Santé-Ecologie
Publié le 21 janvier 2021
Les sons, mais aussi les odeurs du monde rural sont sur le point d’être protégés par le code de l’environnement comme appartenant au « patrimoine sensoriel » français. Déjà adoptée par l’Assemblée, une proposition de loi en ce sens doit être votée par le Sénat ce jeudi 21 janvier.
Dans Les Cloches de la terre, l’historien Alain Corbin s’était penché sur l’étude du « paysage sonore » de la campagne. La loi pourrait bientôt reconnaître le tintement de ces cloches comme des éléments à part entière « patrimoine commun de la nation« . Les sons, mais aussi les odeurs du monde rural sont sur le point d’être protégés par le code de l’environnement comme des éléments constitutifs de notre identité commune.

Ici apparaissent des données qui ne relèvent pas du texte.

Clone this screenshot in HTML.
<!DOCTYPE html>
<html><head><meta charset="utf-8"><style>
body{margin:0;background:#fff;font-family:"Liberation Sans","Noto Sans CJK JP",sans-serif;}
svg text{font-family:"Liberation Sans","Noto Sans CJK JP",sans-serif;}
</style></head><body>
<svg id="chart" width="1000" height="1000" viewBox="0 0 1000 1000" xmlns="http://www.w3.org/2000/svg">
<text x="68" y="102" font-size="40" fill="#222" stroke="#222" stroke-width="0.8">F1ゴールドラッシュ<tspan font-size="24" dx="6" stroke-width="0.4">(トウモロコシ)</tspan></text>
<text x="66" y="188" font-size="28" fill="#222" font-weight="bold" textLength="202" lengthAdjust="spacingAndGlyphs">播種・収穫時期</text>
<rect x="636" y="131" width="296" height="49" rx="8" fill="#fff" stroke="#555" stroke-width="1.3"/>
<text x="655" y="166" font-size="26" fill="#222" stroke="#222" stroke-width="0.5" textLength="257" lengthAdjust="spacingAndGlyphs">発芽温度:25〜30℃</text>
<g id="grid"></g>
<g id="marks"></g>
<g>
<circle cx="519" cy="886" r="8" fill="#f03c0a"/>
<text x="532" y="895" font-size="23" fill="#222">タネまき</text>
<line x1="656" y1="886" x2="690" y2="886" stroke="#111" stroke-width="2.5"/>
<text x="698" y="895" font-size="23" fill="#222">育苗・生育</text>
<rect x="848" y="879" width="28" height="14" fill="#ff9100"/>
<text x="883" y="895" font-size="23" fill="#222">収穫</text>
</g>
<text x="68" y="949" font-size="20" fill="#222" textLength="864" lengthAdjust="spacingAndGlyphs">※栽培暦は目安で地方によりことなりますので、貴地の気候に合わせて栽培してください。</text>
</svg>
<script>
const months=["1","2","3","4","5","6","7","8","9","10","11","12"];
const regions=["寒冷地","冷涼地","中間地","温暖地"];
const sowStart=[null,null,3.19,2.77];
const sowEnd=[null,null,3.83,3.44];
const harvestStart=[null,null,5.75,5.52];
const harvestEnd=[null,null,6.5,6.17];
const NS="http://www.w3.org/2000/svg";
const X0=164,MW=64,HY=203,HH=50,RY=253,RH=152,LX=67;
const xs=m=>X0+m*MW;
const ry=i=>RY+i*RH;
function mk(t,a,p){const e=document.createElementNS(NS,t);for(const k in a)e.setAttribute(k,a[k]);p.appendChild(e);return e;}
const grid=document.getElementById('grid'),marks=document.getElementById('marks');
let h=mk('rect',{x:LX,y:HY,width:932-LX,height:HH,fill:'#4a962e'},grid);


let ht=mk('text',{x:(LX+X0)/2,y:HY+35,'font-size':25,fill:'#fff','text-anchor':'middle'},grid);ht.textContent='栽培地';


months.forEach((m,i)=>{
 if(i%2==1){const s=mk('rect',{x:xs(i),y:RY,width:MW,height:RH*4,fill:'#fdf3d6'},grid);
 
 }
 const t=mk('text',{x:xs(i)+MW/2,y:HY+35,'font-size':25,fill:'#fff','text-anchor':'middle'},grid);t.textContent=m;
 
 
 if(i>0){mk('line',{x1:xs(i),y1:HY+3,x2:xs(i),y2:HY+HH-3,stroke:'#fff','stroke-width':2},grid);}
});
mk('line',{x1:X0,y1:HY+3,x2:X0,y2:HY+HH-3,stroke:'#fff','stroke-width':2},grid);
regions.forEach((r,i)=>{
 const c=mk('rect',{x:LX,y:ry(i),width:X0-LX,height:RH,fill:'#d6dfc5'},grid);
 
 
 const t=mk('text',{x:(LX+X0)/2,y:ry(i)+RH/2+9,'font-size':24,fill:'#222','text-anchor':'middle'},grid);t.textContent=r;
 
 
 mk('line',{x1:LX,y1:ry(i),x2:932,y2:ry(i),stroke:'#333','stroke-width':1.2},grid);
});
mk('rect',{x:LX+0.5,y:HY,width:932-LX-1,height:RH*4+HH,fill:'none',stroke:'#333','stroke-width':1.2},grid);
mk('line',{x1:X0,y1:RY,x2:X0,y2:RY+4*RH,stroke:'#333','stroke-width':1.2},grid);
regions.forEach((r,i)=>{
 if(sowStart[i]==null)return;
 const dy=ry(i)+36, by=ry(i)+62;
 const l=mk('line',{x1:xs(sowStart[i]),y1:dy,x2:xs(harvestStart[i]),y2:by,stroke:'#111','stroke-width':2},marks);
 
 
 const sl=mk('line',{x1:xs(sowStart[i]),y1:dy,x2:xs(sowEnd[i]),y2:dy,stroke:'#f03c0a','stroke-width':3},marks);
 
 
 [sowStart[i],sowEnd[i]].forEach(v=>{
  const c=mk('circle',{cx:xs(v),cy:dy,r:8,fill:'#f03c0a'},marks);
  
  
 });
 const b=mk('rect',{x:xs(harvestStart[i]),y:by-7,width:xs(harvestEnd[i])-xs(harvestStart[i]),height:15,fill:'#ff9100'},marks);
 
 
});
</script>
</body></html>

Une proposition de loi en ce sens, déjà examinée par l’Assemblée nationale et par la commission de la culture du Sénat, a de fortes chances d’être adoptée par la chambre haute ce jeudi 21 janvier.
Cette proposition trouve son origine dans la multiplication ressentie – mais pas constatée par le rapporteur du texte au Sénat, Pierre-Antoine Levi – de litiges pittoresques entre voisins à propos « de crottins de cheval à Orschwihr dans le Haut-Rhin« , de « chants des cigales au Beausset dans le Var« , de « coassements de grenouilles à Grignols en Dordogne » ou encore de « cancanements de canards et d’oies à Soustons dans les Landes« , dont certains estiment qu’ils troublent leur tranquillité.
CARTE D’IDENTITÉ
« Si le nombre d’affaires judiciaires relatives aux conflits de voisinage portant sur les sons et odeurs en milieu rural est constant« , Pierre-Antoine Levi a constaté que « le sentiment d’un accroissement des sollicitations ou interpellations sur ces sujets » allait croissant chez les élus locaux. De sorte que les parlementaires ont jugé utile de « définir des éléments objectifs pouvant utilement soutenir les élus locaux des territoires ruraux dans leurs démarches de pédagogie et de médiation« .

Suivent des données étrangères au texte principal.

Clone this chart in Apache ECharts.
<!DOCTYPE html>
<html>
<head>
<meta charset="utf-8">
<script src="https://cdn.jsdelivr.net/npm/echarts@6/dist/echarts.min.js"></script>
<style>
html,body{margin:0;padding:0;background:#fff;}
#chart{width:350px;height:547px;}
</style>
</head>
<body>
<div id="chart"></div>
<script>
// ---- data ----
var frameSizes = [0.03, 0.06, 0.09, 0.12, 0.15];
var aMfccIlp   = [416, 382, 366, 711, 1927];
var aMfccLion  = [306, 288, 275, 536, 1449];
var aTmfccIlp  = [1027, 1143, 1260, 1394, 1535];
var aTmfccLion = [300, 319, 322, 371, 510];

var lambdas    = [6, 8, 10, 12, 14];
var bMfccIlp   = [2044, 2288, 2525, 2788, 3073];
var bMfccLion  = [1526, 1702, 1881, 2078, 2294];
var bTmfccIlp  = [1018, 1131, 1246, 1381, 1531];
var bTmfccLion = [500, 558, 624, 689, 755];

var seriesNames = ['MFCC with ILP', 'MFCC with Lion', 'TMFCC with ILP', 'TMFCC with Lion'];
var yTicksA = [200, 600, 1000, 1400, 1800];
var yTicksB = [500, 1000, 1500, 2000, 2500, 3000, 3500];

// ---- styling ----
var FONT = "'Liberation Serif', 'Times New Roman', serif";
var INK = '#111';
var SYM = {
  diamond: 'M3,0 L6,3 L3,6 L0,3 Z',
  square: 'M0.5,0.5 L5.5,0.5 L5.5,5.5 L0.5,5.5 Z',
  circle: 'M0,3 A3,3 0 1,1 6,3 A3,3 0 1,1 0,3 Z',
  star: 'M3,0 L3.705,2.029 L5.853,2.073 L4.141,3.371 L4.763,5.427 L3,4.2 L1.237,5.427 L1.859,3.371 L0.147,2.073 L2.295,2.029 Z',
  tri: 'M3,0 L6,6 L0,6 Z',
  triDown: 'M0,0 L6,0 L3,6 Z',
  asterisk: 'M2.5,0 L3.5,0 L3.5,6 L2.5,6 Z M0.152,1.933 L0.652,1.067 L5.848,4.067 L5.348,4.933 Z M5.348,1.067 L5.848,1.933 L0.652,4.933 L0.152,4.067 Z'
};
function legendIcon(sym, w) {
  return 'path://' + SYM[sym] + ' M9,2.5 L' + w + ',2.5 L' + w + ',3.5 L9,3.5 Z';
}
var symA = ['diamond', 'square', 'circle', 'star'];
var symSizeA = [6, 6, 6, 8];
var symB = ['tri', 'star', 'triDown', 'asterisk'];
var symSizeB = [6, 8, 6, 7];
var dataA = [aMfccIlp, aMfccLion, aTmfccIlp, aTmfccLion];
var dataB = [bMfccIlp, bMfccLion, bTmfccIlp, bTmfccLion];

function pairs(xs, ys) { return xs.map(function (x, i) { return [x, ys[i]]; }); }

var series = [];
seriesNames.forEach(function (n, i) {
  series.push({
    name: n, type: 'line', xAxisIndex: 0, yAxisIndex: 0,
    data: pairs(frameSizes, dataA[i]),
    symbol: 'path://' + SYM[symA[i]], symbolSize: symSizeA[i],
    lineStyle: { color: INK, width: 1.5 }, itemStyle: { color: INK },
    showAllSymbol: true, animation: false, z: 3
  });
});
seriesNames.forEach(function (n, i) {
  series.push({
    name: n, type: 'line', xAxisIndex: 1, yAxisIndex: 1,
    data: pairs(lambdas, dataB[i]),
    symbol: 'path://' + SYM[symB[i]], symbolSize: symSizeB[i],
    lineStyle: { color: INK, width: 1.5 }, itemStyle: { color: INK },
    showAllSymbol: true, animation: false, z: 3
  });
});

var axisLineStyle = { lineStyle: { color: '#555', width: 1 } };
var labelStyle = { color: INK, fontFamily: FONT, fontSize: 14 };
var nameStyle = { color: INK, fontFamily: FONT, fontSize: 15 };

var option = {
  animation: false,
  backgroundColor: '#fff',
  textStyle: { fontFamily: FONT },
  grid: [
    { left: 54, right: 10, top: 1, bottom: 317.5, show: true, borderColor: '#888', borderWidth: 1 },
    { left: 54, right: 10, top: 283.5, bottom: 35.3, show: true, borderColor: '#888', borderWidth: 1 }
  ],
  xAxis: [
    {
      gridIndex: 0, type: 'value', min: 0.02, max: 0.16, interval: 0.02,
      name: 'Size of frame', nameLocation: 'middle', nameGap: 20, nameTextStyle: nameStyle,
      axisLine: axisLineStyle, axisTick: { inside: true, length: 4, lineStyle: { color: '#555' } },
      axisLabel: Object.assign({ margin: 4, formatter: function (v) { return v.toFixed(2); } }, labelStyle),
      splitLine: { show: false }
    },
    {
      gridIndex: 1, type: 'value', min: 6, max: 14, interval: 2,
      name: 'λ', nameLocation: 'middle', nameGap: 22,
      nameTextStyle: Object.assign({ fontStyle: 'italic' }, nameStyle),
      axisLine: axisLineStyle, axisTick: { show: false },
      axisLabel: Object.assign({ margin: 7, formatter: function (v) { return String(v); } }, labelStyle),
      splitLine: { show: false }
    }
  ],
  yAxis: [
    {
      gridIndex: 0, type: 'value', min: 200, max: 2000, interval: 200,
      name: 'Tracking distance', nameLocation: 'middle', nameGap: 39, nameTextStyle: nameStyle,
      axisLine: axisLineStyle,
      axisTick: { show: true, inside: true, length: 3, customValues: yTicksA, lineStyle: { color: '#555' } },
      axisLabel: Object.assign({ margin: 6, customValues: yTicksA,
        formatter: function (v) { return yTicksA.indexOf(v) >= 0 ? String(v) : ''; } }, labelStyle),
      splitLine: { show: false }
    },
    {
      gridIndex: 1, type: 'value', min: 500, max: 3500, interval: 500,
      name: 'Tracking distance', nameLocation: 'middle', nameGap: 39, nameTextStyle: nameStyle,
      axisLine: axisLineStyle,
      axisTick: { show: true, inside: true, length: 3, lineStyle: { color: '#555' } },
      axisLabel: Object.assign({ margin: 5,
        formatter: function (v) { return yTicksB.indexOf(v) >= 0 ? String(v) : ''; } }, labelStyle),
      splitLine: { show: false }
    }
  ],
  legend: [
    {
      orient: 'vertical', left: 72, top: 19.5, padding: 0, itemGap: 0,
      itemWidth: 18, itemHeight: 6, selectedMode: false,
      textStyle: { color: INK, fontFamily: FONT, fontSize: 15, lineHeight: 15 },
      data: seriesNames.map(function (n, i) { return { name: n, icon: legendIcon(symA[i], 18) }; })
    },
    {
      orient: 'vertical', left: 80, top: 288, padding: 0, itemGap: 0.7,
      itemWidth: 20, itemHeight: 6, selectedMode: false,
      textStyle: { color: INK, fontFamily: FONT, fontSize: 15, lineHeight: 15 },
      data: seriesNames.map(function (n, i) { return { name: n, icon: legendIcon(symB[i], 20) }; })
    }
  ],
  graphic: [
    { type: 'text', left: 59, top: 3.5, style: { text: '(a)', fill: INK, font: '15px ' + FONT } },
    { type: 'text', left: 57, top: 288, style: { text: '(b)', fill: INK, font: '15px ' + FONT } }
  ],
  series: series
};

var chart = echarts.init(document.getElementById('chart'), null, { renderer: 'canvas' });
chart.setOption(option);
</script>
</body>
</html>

« L’élaboration d’une carte d’identité des territoires ruraux, incluant le patrimoine dans toutes ses composantes, y compris sonores et olfactives, doit permettre une meilleure compréhension et appréhension de ces espaces par l’ensemble de ses habitants« , explique encore le rapport de Pierre-Antoine Levi. Soit, mais comment ça marche ? Qui, et surtout comment, choisit-on les sons et odeurs ayant une valeur patrimoniale ? Comment les conserve-t-on ? Sur le papier, c’est « aux services régionaux de l’inventaire général du patrimoine culturel » que revient la « mission d’identification et de qualification de l’identité culturelle – incluant l’identité sensorielle – des territoires ruraux« .
CONFRONTATIONS
L’application concrète de cette proposition de loi reste toutefois encore assez nébuleuse : « L’inventaire du patrimoine va permettre de donner une typologie des territoires« , nous explique Pierre-Antoine Levi. Autrement dit, la cartographie des campagnes doit permettre de déterminer des zones dans lesquelles il est considéré comme normal que tel bruit ou telle odeur existe à cet endroit. De sorte que l’acheteur d’une maison à la campagne ne pourra par exemple espérer gagner une procédure judiciaire visant à faire cesser les désagréments liés à la vie agricole d’une exploitation voisine. Problème : la méthode de recensement reste très floue,
« Cette loi c’est une loi de protection de nos campagnes, mais c’est également un code de bonne conduite entre citadins et ruraux, entre ruraux et néoruraux« , assure Pierre-Antoine Levi. Soit, mais pourquoi s’être encombré, pour faire cesser ce contentieux, de la notion de patrimoine, induisant implicitement des obligations de protection et de conservation, et si difficile à appliquer dans le cas de bruits et d’odeurs immatérielles ? « On considère que le patrimoine peut être de différentes natures. Cette proposition vise à faire reconnaître ce patrimoine sensoriel, à l’identifier sans qu’il entraîne forcément une protection, avance Pierre-Antoine Levi, attaché à la dimension symbolique du texte. Ça ne va pas entraîner des obligations, ça va calmer les confrontations sur le terrain. » Il n’en reste pas moins que les services régionaux chargés des inventaires risquent fort de se sentir comme une poule ayant trouvé un couteau au moment de devoir discerner le bêlement patrimonial du bêlement ordinaire.